Diese durch und durch düstere, mit einer gehörigen Portion Zynismus gewürzte Weltsicht korrespondiert mit dem Material, das er benutzt: Plunder vom Dachboden, Sperrmüll, ausgediente Untersuchungsgeräte aus dem Krankenhaus, Kippen, Aschenbecher, Gliedmaßen von Barbie-Puppen, Kruzifixe, Lippenstifte, Plastikeier, Vogelmumien – Überreste einer technischen Zivilisation, die munter der Devise frönt: „Weiter so!“

So viel Untergang bedarf eines positiven Gegenstücks. Grimm findet es in der Erotik. Die Frau, mit Vorliebe die nackte, ist für ihn der Fetisch, vielleicht auch eine Utopie, die Rettung. Er hat unzählige Akte geschaffen, von Beginn an, hervorragende Zeichnungen. Auf die Frage, warum um die Erotik in seinem Werk eine solch zentrale Rolle spiele, pflegt er mit einer Gegenfrage zu antworten: „Ist das nicht bei allen Männern so?“

Grimm lebt in einem alten Bauernhaus in Bruckhausen, umgeben von 21 Schafen, 17 Hühnern, sieben Gänsen, fünf Puten, einer Katze, einer Frau und zwei Söhnen. Neben dem Unterricht an der Schule und der Kunst sammelt er, seit 30 Jahren. Waschmittelpakete (6000 an der Zahl). Cola- und Limodosen. Tiefkühlkostdosen, Plastikflaschen, Puppenstuben, Playmobil-Figuren, Plastiktüten, Barbie-Puppen (500 an der Zahl).

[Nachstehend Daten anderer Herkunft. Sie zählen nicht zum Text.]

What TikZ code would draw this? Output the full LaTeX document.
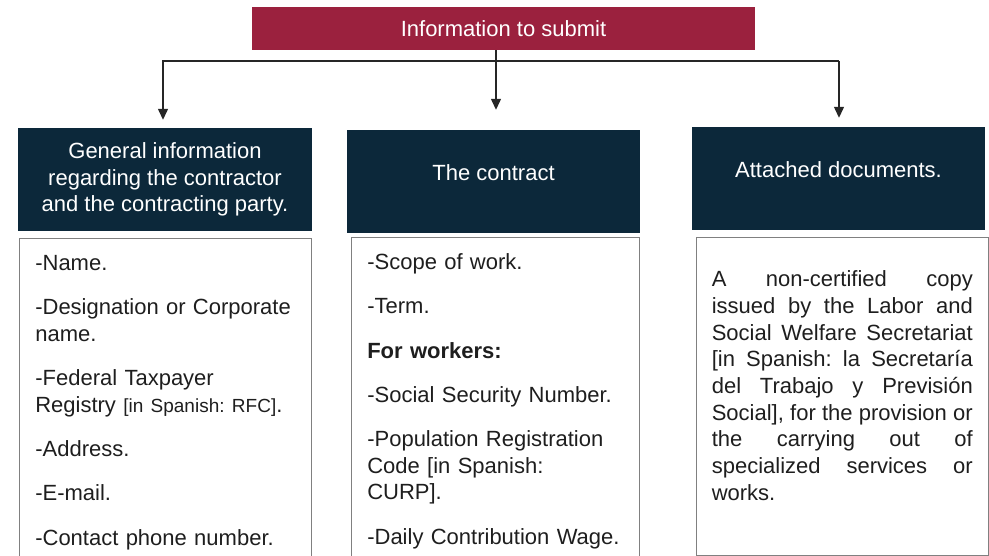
\documentclass[tikz,border=0pt]{standalone}
\usepackage{fontspec}
\setmainfont{Liberation Sans}
\usepackage{tikz}
\usetikzlibrary{positioning,arrows.meta}
\definecolor{submitred}{RGB}{155,33,62}
\definecolor{headblue}{RGB}{12,40,58}
\definecolor{boxgray}{RGB}{128,128,128}
\definecolor{textgray}{RGB}{30,30,30}
\frenchspacing
\tikzset{
  titel/.style={
      fill=submitred,
      text=white,
      minimum width=503pt,
      minimum height=43pt,
      inner sep=0pt,
  },
  kopf/.style={
      fill=headblue,
      text=white,
      align=center,
      minimum width=293pt,
      minimum height=103pt,
      inner sep=0pt,
  },
  liste/.style={
      draw=boxgray,
      line width=1pt,
      text=textgray,
      align=left,
      inner xsep=16pt,
      inner ysep=0pt,
      text width=#1,
  },
  liste/.default=258pt,
  pfeil/.style={
      draw=black!85,
      line width=1.3pt,
      -{Triangle[width=10pt,length=11pt]}
  }
}

\begin{document}
\begin{tikzpicture}[x=1pt,y=-1pt,font=\fontsize{22pt}{26.7pt}\selectfont]
  \useasboundingbox (0,0) rectangle (989,556);
  \clip (0,0) rectangle (989,556);
  \node[titel](info) at (503.5,28.5){Information to submit};
  \node[kopf,minimum width=294pt](h1) at (165,179.5){General information\\regarding the contractor\\and the contracting party.};
  \node[kopf,text depth=17pt](h2) at (493.5,181.5){The contract};
  \node[kopf,text depth=17pt](h3) at (838.5,178.5){Attached documents.};
  % lists below the headers
  \node[liste=260pt,below right=7pt and 1pt of h1.south west,
  text height=32pt,text depth=300pt](c1){-Name.\\[17.5pt]
    -Designation or Corporate\\name.\\[17.5pt]
    -Federal Taxpayer\\Registry {\fontsize{19pt}{26.7pt}\selectfont[in Spanish: RFC]}.\\[17.5pt]
    -Address.\\[17.5pt]
    -E-mail.\\[17.5pt]
    -Contact phone number.};
  \node[liste=256pt,below right=4pt and 4pt of h2.south west,
  text height=32pt,text depth=300pt](c2){-Scope of work.\\[17.5pt]
    -Term.\\[17.5pt]
    \textbf{For workers:}\\[17.5pt]
    -Social Security Number.\\[17.5pt]
    -Population Registration\\Code {[}in Spanish:\\CURP].\\[17.5pt]
    -Daily Contribution Wage.};
  \node[liste=261pt,inner xsep=15.5pt,align=justify,
  below right=7pt and 4pt of h3.south west,
  text height=49pt,text depth=269pt,
  execute at begin node={\tolerance=10000\hbadness=10000}](c3){A non-certified copy\linebreak
    issued by the Labor and\linebreak
    Social Welfare Secretariat\linebreak
    {[}in Spanish: la Secretaría\linebreak
    del Trabajo y Previsión\linebreak
    Social], for the provision or\linebreak
    the carrying out of\linebreak
    specialized services or\linebreak
    works.};
  % connectors
  \coordinate (gl) at (163,61);
  \coordinate (gr) at (839,61);
  \draw[pfeil,shorten >=8pt] (gr) -- (gl) -- (gl |- h1.north);
  \draw[pfeil,shorten >=9pt] (gr) -- (gr |- h3.north);
  \draw[pfeil,shorten >=20pt] ([xshift=-7.5pt]info.south) -- ([xshift=-7.5pt]info.south |- h2.north);
\end{tikzpicture}
\end{document}
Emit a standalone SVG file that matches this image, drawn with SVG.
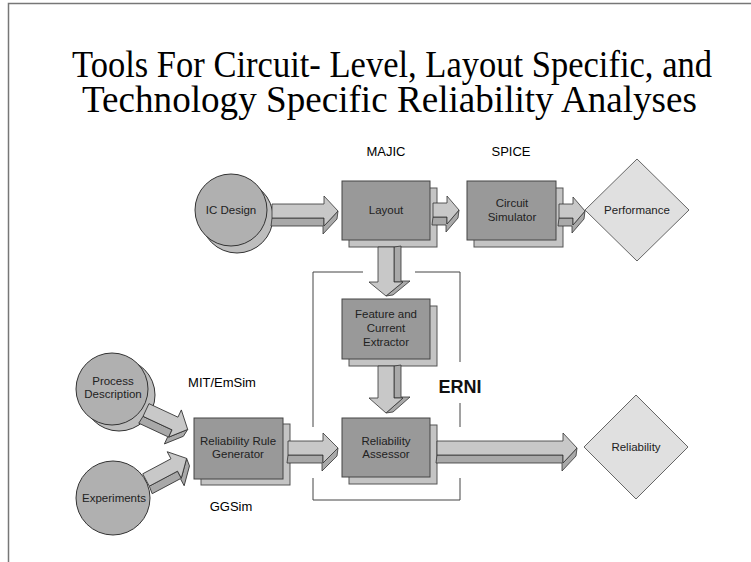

Seine Einzel- und Gemeinschaftsausstellungen sind kaum mehr zu zählen. 1992 hat die Stadt Dinslaken in Rathausnähe ein Bronzemal von Grimm aufgestellt, das an die ehemalige jüdische Gemeinde in Dinslaken erinnert. Für die evangelische Kirche in Bruckhausen hat er ein „Objektfenster“ geschaffen. Allein, auf den sogenannten großen Durchbruch wartet er noch.

Unlängst hat Grimm in Wesel ausgestellt. Im Gegensatz zum Jahr 1968 ist es ruhig geblieben. Was wohl daran gelegen hat, daß Grimms vielleicht provozierendstes Objekt überhaupt, die „Mutter Erde“, ein stilisierter Gynäkologenstuhl, der die Zerstörung durch die Industrie symbolisiert, nicht ausgestellt werden konnte, dafür hat sich Wesels Kulturdezernent persönlich ins Zeug gelegt.